Predict the Interview Questions Your Resume Invites
Read your resume the way an interviewer will — flag what they'll probe, why, and build honest answer scaffolds for each question before you're in the room.
When to use it: In the days before an interview, when you want to find the awkward questions hiding in your own resume — the gap, the short stint, the big claim — and prepare answers that hold up.
You are a hiring manager with 15 years of interviews behind you, doing a friendly hostile read of my resume before someone else does it for real.
<context>
The role I'm interviewing for: [ROLE: e.g. operations coordinator at a logistics firm]
The job ad, if I have it:
[JOB AD or "none"]
My resume, pasted in full:
[RESUME]
Anything about my history I already know feels shaky: [KNOWN SOFT SPOTS: e.g. the 8-month gap in 2023; two jobs under a year — or "nothing comes to mind"]
</context>
Read the resume as an interviewer: what would you circle, and what are you really checking when you ask about it?
<task>
1. List 10-14 questions this resume will trigger, grouped: VERIFY THE CLAIMS (big numbers, impressive titles, broad skill lists), PROBE THE PATTERN (gaps, short stints, sideways moves, missing referees), and BEHAVIOURAL (the 'tell me about a time' questions the role demands — drawn from [JOB AD] where given).

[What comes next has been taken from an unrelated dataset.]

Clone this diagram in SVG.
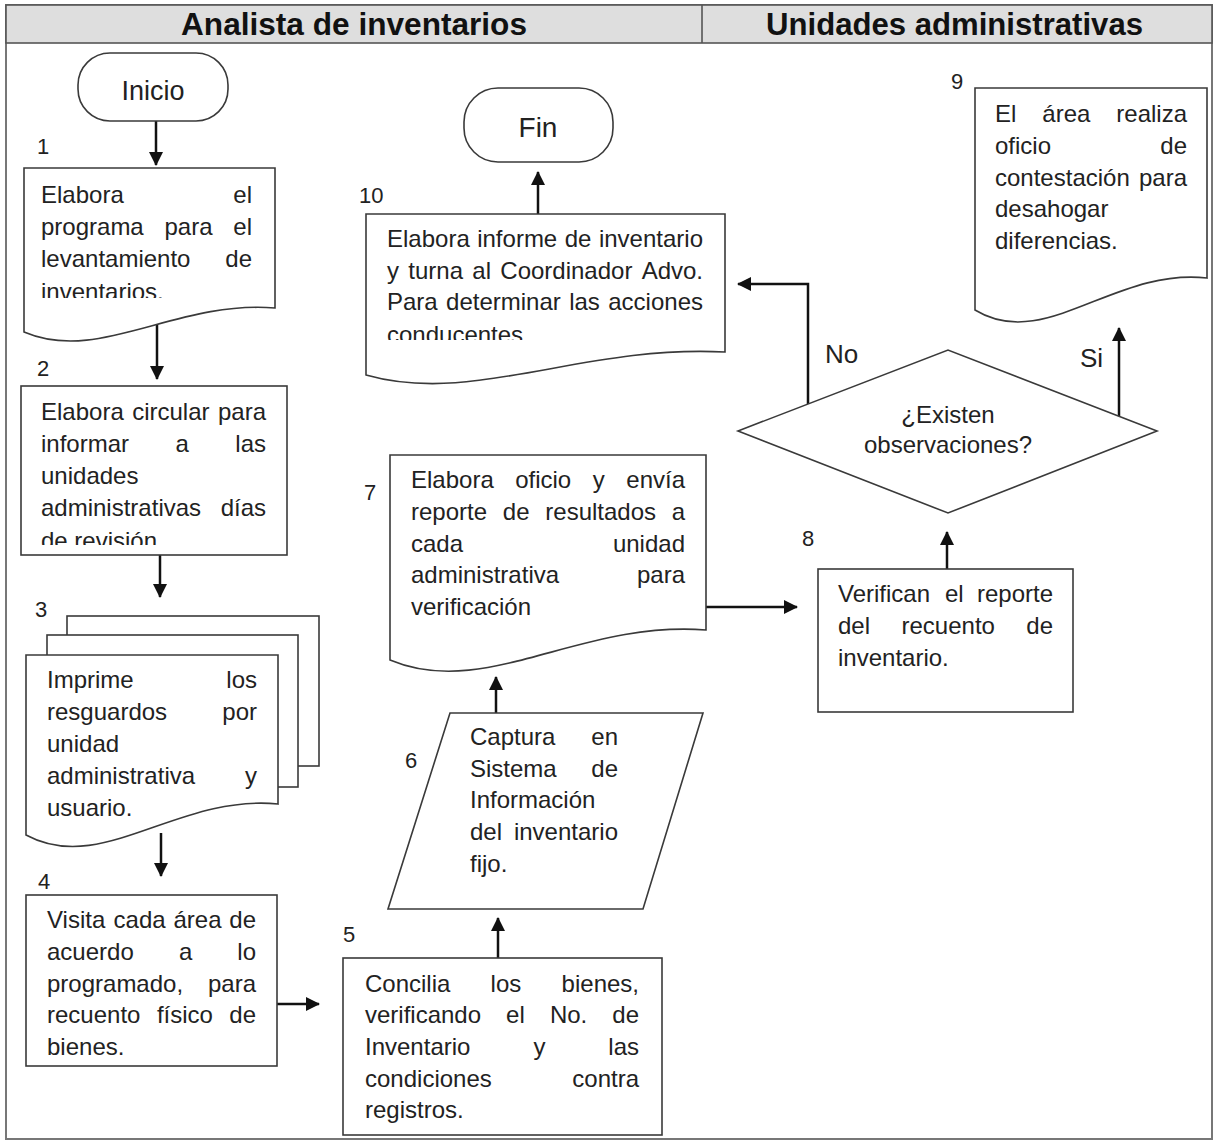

2. For each question: one line on what the interviewer is actually assessing beneath the words.
3. For each question: an answer scaffold in dot points built ONLY from facts in my resume and soft spots — the structure of a strong honest answer, with [NEEDED: …] wherever the winning answer requires a detail the resume doesn't contain (a number, an example, an outcome). Do not script word-for-word answers and do not invent facts for me.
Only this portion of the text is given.